Il fronte più delicato su questo terreno è in ogni caso senza dubbio quello dell’energia, dove gli imprenditori lamentano tariffe tali da portarli in alcuni casi fuori mercato, e che va affrontato necessariamente in chiave di volontà politica. L’obiettivo di sostituire progressivamente i combustibili fossili con fonti alternative s’imbatte infatti con ripetute contrarietà che paralizzano le scelte: lobby contro il nucleare in ogni sua forma, comitati che si oppongono alla realizzazione di impianti fotovoltaici o eolici, e così via. Le imprese da parte loro, come racconta Alessandro Macciò nel libro “Elettrificare per crescere”, stanno imboccando la via dell’elettrificazione ma è evidente che o il tema energia diventa strategico per il Paese e viene affrontato con il metodo “Ponte Morandi” o la somma dei micro-interessi ci ridurrà schiavi delle fonti fossili o comunque delle produzioni provenienti dall’estero.
Gli ingredienti per vincere le nuove sfide: cassa, capitale umano e tecnologie
Quasi a prescindere dai fattori sopra elencati, per vincere le diverse sfide, le imprese “champions” dovranno fare ricorso sempre più agli ingredienti che ne hanno decretato il successo. Innanzitutto, devono continuare a mantenere una elevata solidità patrimoniale per avere la capacità di cogliere le opportunità di shopping che si presentano nelle fasi di crisi. Poi dovranno continuare a investire sul capitale umano, adottare una gestione manageriale efficiente e puntare su una flessibilità nei processi interni che consenta di rispondere ai continui mutamenti del mercato. Anche l’internazionalizzazione resterà cruciale, con un’attenzione particolare ai mercati in crescita. Ma la sfida decisiva è forse oggi quella della rivoluzione tecnologica, trainata dalle soluzioni di intelligenza artificiale.
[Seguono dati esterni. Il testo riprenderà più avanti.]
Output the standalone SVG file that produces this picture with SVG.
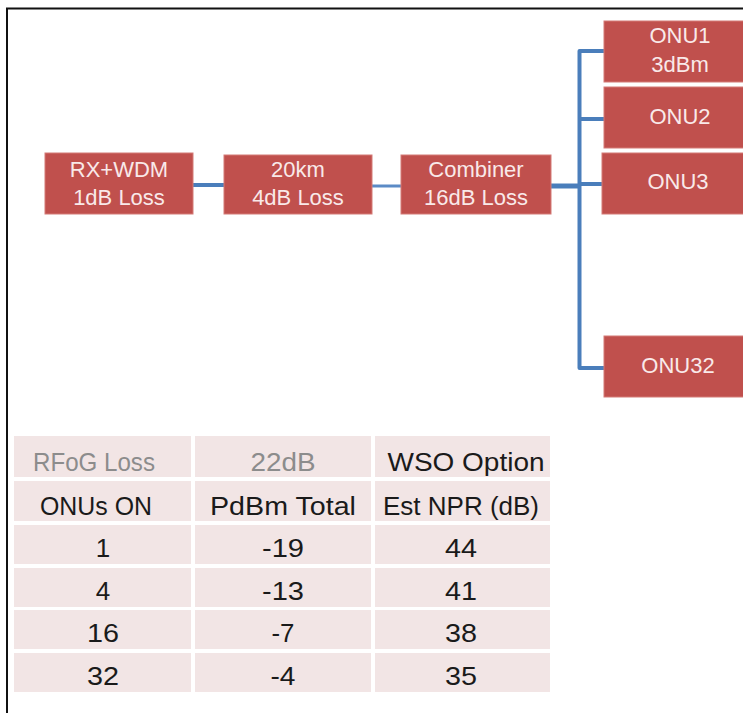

L’AI non va certo mitizzata, ma ancora meno demonizzata. Da parte delle imprese serve, piuttosto, un approccio pragmatico e consapevole, teso a trovare la propria specifica via d’implementazione. In un momento in cui i mercati globali si stanno ridefinendo su basi nuove, saper connettere managerialità, sostenibilità e AI è ormai un requisito imprescindibile per chi voglia restare competitivo.